2009        Second assessment passed (25$/acre) for the Feasibility Study

2010-11    Initial Feasibility Study was completed,  Engineer’s cost estimate , Prop 218 vote of property  owners, 137 parcels owners responded with a response rate of 94% who were interested in recycle water.

2012-13   Final assessment calculated and passed to increase size of the District, construct the pipeline across the Napa River, and construct the recycle pipeline throughout the LCWD to 107 properties.

2013        Corolla Engineering retained to design the system engineering at a cost $480,000

2015        April 16, 2015 groundbreaking for of the recycle water pipeline

2016        July 21, 2016 construction completion celebration for the recycle water pipeline

Construction Facts:  The construction contract awarded to JBM construction was $10,630,000, Corolla Engineering was $1,012,000, Napa River Crossing 1$,1,200,000, Napa Sanitation District construction management  $125,000,  and other Environmental, NBS, Legal work, etc. was approximately $140,000 for a total construction cost of  $14,268,000.

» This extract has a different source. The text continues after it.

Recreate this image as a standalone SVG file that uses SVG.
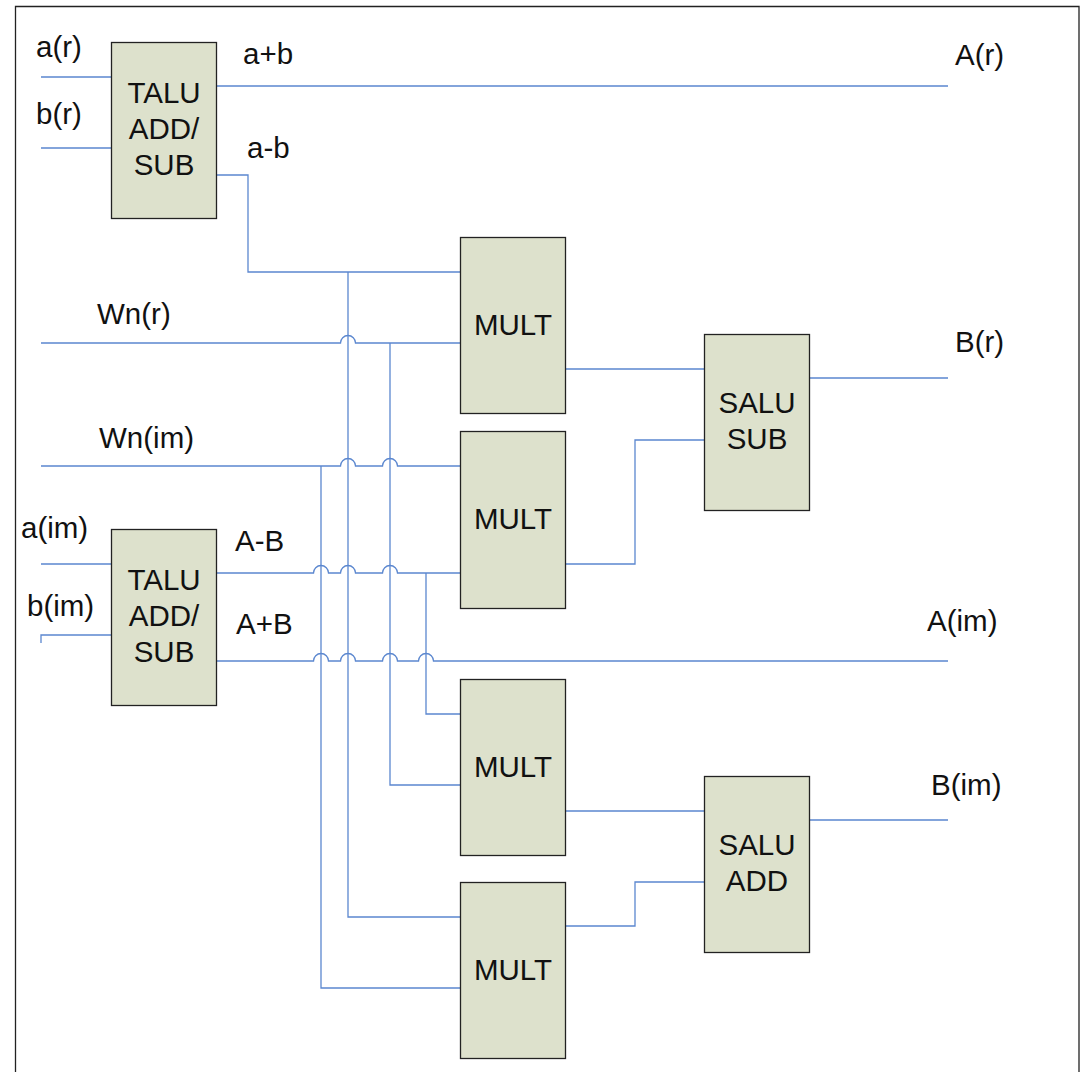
<svg xmlns="http://www.w3.org/2000/svg" width="1082" height="1072" viewBox="0 0 1082 1072">
<style>
text{font-family:"Liberation Sans",Arial,sans-serif;font-size:29.5px;fill:#111}
.c{text-anchor:middle}
.b{fill:#dde1cc;stroke:#222;stroke-width:1.3}
#connectors path{fill:none;stroke:#5b87cf;stroke-width:1.3}
</style>
<rect width="1082" height="1072" fill="#fff"/>
<path d="M15.5 1072V6.5H1079V1072" fill="none" stroke="#222" stroke-width="1.3"/>
<g id="connectors">
<path d="M41 77H111M41 148H111M216 86H948"/>
<path d="M216 175H248V272H460"/>
<path d="M348 272V917H460"/>
<path d="M41 343H340.500A7.500 7.500 0 0 1 355.500 343H460"/>
<path d="M390 343V785H460"/>
<path d="M41 466H340.500A7.500 7.500 0 0 1 355.500 466H382.500A7.500 7.500 0 0 1 397.500 466H460"/>
<path d="M321 466V988H460"/>
<path d="M216 573H313.500A7.500 7.500 0 0 1 328.500 573H340.500A7.500 7.500 0 0 1 355.500 573H382.500A7.500 7.500 0 0 1 397.500 573H460"/>
<path d="M426 573V714H460"/>
<path d="M216 661H313.500A7.500 7.500 0 0 1 328.500 661H340.500A7.500 7.500 0 0 1 355.500 661H382.500A7.500 7.500 0 0 1 397.500 661H418.500A7.500 7.500 0 0 1 433.500 661H948"/>
<path d="M41 564H111M41 643V635H111"/>
<path d="M565 369H704M565 564H635V440H704M809 378H948"/>
<path d="M565 811H704M565 926H635V882H704M809 820H948"/>
</g>
<g id="talu1"><rect class="b" x="111.500" y="42.500" width="105" height="176"/><text class="c" x="164" y="102.500">TALU</text><text class="c" x="164" y="138.500">ADD/</text><text class="c" x="164" y="174.500">SUB</text></g>
<g id="talu2"><rect class="b" x="111.500" y="529.500" width="105" height="176"/><text class="c" x="164" y="589.500">TALU</text><text class="c" x="164" y="625.500">ADD/</text><text class="c" x="164" y="661.500">SUB</text></g>
<g id="mult1"><rect class="b" x="460.500" y="237.500" width="105" height="176"/><text class="c" x="513" y="335">MULT</text></g>
<g id="mult2"><rect class="b" x="460.500" y="431.500" width="105" height="177"/><text class="c" x="513" y="529">MULT</text></g>
<g id="mult3"><rect class="b" x="460.500" y="679.500" width="105" height="176"/><text class="c" x="513" y="777">MULT</text></g>
<g id="mult4"><rect class="b" x="460.500" y="882.500" width="105" height="176"/><text class="c" x="513" y="980">MULT</text></g>
<g id="salu1"><rect class="b" x="704.500" y="334.500" width="105" height="176"/><text class="c" x="757" y="413">SALU</text><text class="c" x="757" y="449">SUB</text></g>
<g id="salu2"><rect class="b" x="704.500" y="776.500" width="105" height="176"/><text class="c" x="757" y="855">SALU</text><text class="c" x="757" y="891">ADD</text></g>
<g id="labels">
<text x="36" y="57">a(r)</text><text x="36" y="124">b(r)</text>
<text x="243" y="64">a+b</text><text x="247" y="158">a-b</text>
<text x="97" y="324">Wn(r)</text><text x="99" y="448">Wn(im)</text>
<text x="21" y="538">a(im)</text><text x="27" y="616">b(im)</text>
<text x="235" y="551">A-B</text><text x="236" y="634">A+B</text>
<text x="955" y="65">A(r)</text><text x="955" y="352">B(r)</text>
<text x="927" y="631">A(im)</text><text x="931" y="795">B(im)</text>
</g>
</svg>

Funding Facts: The following grants and loans for the feasibility and design work for the project overtime totaled approximately $18,350,000: SWRCB - $10,000,000 loan at 1% for 30 years, SWRCB – Prop 1 - $4,100,000 grant, DWR/ABAG – Prop 84 - $2,000,000 grant, two Bureau of Reclamation grants totaling $1,600,000, and two Napa County Measure A grants totaling  $150,000, NRCS $500,000 grant.  This allowed a final assessment of $110/Acre for about 9 years.

Operation Facts:  LCWD entered into an Agreement with Napa Sanitation District for the recycled water supply (winter and summer water) and to take ownership of the project once completed.  LCWD continues to oversee the operation of the recycle water system and coordinate with property owners until all 107 assessment district property owners have connected.